さらに千頭の美しい毛並みの黄牛を用意しました。白銀の蹄、黄金の角、真珠や様々な宝石で飾り付けました。また、千人の容貌端麗で天女のように美しい姿の童女を用意し、金宝の耳飾りや天冠を戴き、多様な美しい衣服、間に宝石をはめ込んだ帯や指輪腕輪、桜の飾り妙な華飾りなどを様々に飾り付けました。その上、雑多な宝石の座席を用意し、金銀や雑宝が無数積まれ、数百千頭の牛とその牧人も集まり、天上の美味しい飲食物も数多く用意し、また、無数の宝鈴や無数の金銀の獅子座、無数の妙な金柄の払子、七宝の華麗な傘なども用意しました。

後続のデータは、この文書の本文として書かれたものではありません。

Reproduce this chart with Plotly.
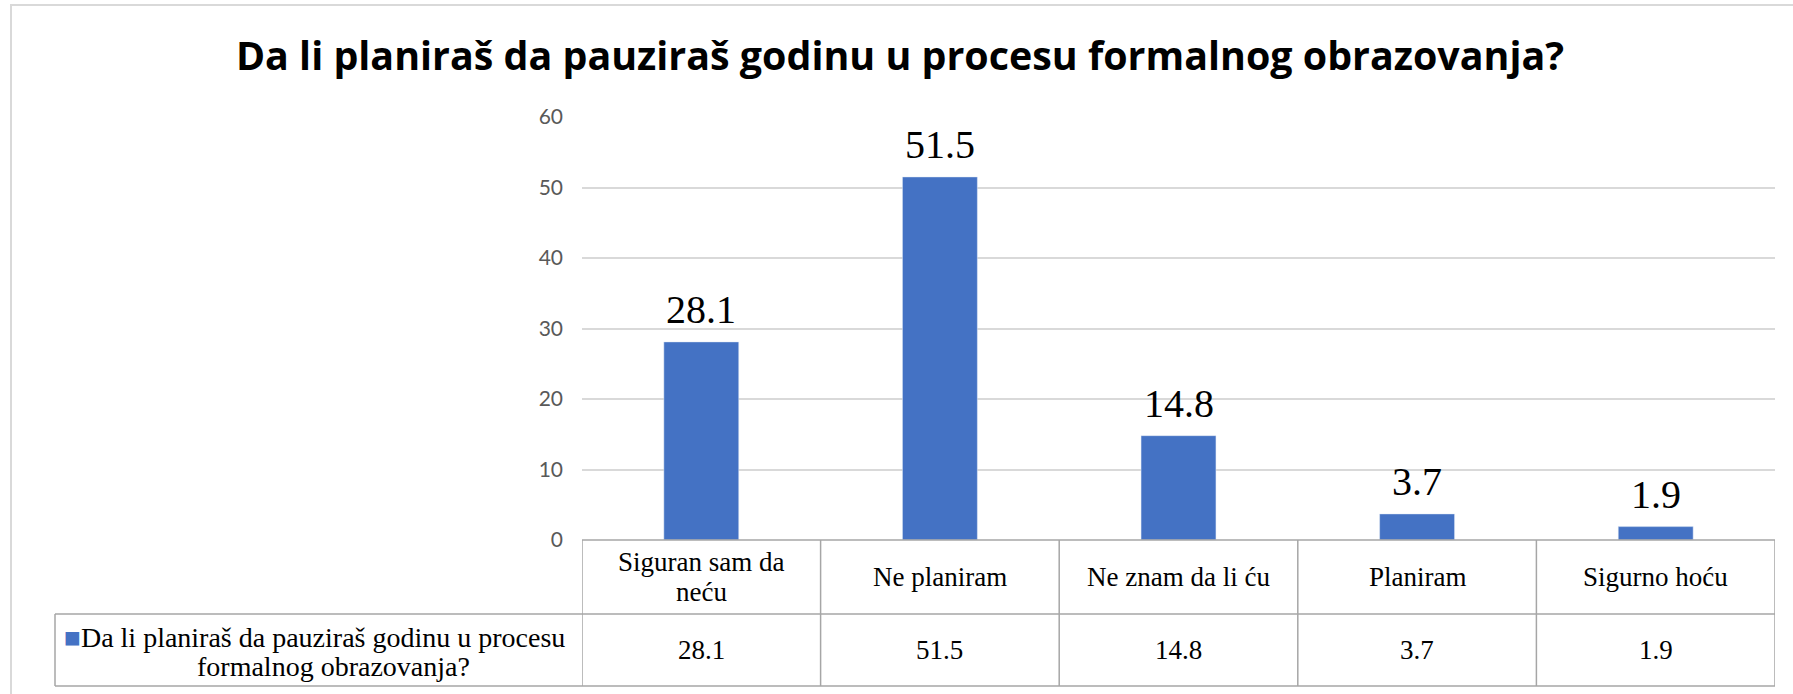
import plotly.graph_objects as go

title = "Da li planiraš da pauziraš godinu u procesu formalnog obrazovanja?"
series_name = "Da li planiraš da pauziraš godinu u procesu formalnog obrazovanja?"
series_label_lines = ["Da li planiraš da pauziraš godinu u procesu", "formalnog obrazovanja?"]
categories = ["Siguran sam da neću", "Ne planiram", "Ne znam da li ću", "Planiram", "Sigurno hoću"]
category_labels = ["Siguran sam da<br>neću", "Ne planiram", "Ne znam da li ću", "Planiram", "Sigurno hoću"]
values = [28.1, 51.5, 14.8, 3.7, 1.9]
y_ticks = [0, 10, 20, 30, 40, 50, 60]

BAR = "#4472C4"
GRID = "#D9D9D9"
TABLE = "#A6A6A6"
SERIF = "Liberation Serif, Times New Roman, serif"
SANS = "Open Sans, Lato, sans-serif"
TICKFONT = "Lato, Open Sans, sans-serif"

W, H = 1793, 694
L, R, T, B = 582, 18, 117, 154
PH = H - T - B
PW = W - L - R


def py(pix):
    return (H - B - pix) / PH


def px(pix):
    return (pix - L) / PW


fig = go.Figure()
fig.add_trace(go.Bar(x=categories, y=values, marker_color=BAR, name=series_name,
                     showlegend=False, hoverinfo="x+y"))

# data labels above bars
for c, v in zip(categories, values):
    fig.add_annotation(x=c, y=v, xref="x", yref="y", text=f"{v}", showarrow=False,
                       xanchor="center", yanchor="bottom", yshift=8,
                       font=dict(family=SERIF, size=40, color="#000000"))

shapes = []
# frame of the chart
shapes.append(dict(type="rect", xref="paper", yref="paper", x0=px(11), x1=px(1900), y0=py(800), y1=py(5),
                   line=dict(color=GRID, width=2), layer="below"))
# table lines
y_mid = py(614)
y_bot = py(686)
n = len(categories)
bounds = [i - 0.5 for i in range(n + 1)]
for b in bounds:
    shapes.append(dict(type="line", xref="x", yref="paper", x0=b, x1=b, y0=0, y1=y_bot,
                       line=dict(color=TABLE, width=1.5)))
shapes.append(dict(type="line", xref="paper", yref="paper", x0=px(55), x1=px(55), y0=y_mid, y1=y_bot,
                   line=dict(color=TABLE, width=1.5)))
shapes.append(dict(type="line", xref="paper", yref="paper", x0=px(55), x1=1, y0=y_mid, y1=y_mid,
                   line=dict(color=TABLE, width=1.5)))
shapes.append(dict(type="line", xref="paper", yref="paper", x0=px(55), x1=1, y0=y_bot, y1=y_bot,
                   line=dict(color=TABLE, width=1.5)))
shapes.append(dict(type="line", xref="paper", yref="paper", x0=0, x1=1, y0=0, y1=0,
                   line=dict(color=TABLE, width=1.5)))
fig.update_layout(shapes=shapes)

TFONT = dict(family=SERIF, size=27, color="#000000")
LINE_GAP = 30
# table text: category row and value row
for c, lab, v in zip(categories, category_labels, values):
    lines = lab.split("<br>")
    k = len(lines)
    for i, line in enumerate(lines):
        mid = 577 + (i - (k - 1) / 2) * LINE_GAP
        fig.add_annotation(x=c, y=py(mid), xref="x", yref="paper", text=line, showarrow=False,
                           xanchor="center", yanchor="middle", font=TFONT)
    fig.add_annotation(x=c, y=py(650), xref="x", yref="paper", text=f"{v}", showarrow=False,
                       xanchor="center", yanchor="middle", font=TFONT)

# series (legend) cell
fig.add_annotation(x=px(314), y=py(637), xref="paper", yref="paper",
                   text=f"<span style='color:{BAR}'>■</span>{series_label_lines[0]}",
                   showarrow=False, xanchor="center", yanchor="middle",
                   font=dict(family=SERIF, size=28, color="#000000"))
fig.add_annotation(x=px(333), y=py(666), xref="paper", yref="paper",
                   text=series_label_lines[1],
                   showarrow=False, xanchor="center", yanchor="middle",
                   font=dict(family=SERIF, size=28, color="#000000"))

fig.update_layout(
    width=W, height=H,
    margin=dict(l=L, r=R, t=T, b=B, pad=0),
    paper_bgcolor="white", plot_bgcolor="white",
    bargap=0.686,
    title=dict(text=f"<b>{title}</b>", x=900 / W, xref="container", xanchor="center",
               y=1 - 56 / H, yref="container", yanchor="middle",
               font=dict(family=SANS, size=39.4, color="#000000")),
    xaxis=dict(showticklabels=False, showgrid=False, zeroline=False, showline=False, ticks="",
               range=[-0.5, n - 0.5]),
    yaxis=dict(range=[0, 60], tickvals=y_ticks, showgrid=True, gridcolor=GRID, gridwidth=1.5,
               zeroline=False, showline=False, ticks="", ticklabelstandoff=18,
               tickfont=dict(family=TICKFONT, size=21, color="#595959")),
)

fig.write_html("out.html", config={"displayModeBar": False},
               post_script="document.body.style.margin='0';")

これらの大施しを行った際、百千の小王や百千のバラモン(※12)、数百千万のクシャトリヤ(※13)たちが集まりました。その時、大地を統治した大勢力となった当時最も尊いとされた私は心に疑念を抱き怪しみました。私はバラモンの法に従い、過去世の悪業を悔い、クシャトリヤたちとその妻子や眷属を殺害し、その心臓や肝臓を割いて取り出して天に祀り、罪を滅ぼししようとしました。そして数百万のクシャトリヤたちや小王たちは枷で縛られ、銅の洞窟に囚えて鉄の杭を設置して鉄の鎖でクシャトリヤたちの手足が縛りました。その窟に門を設け、普通の木を第一の門とし、アカシアという木(※3)を第二の門とし、鉄を第三の門とし、焼いた銅を第四の門とし、生の銅を第五の門とし、銀を第六の門とし、金を第七の門としました。七重の門にはそれぞれ五百の鍵をかけ、さらに各門には山を設置しました。』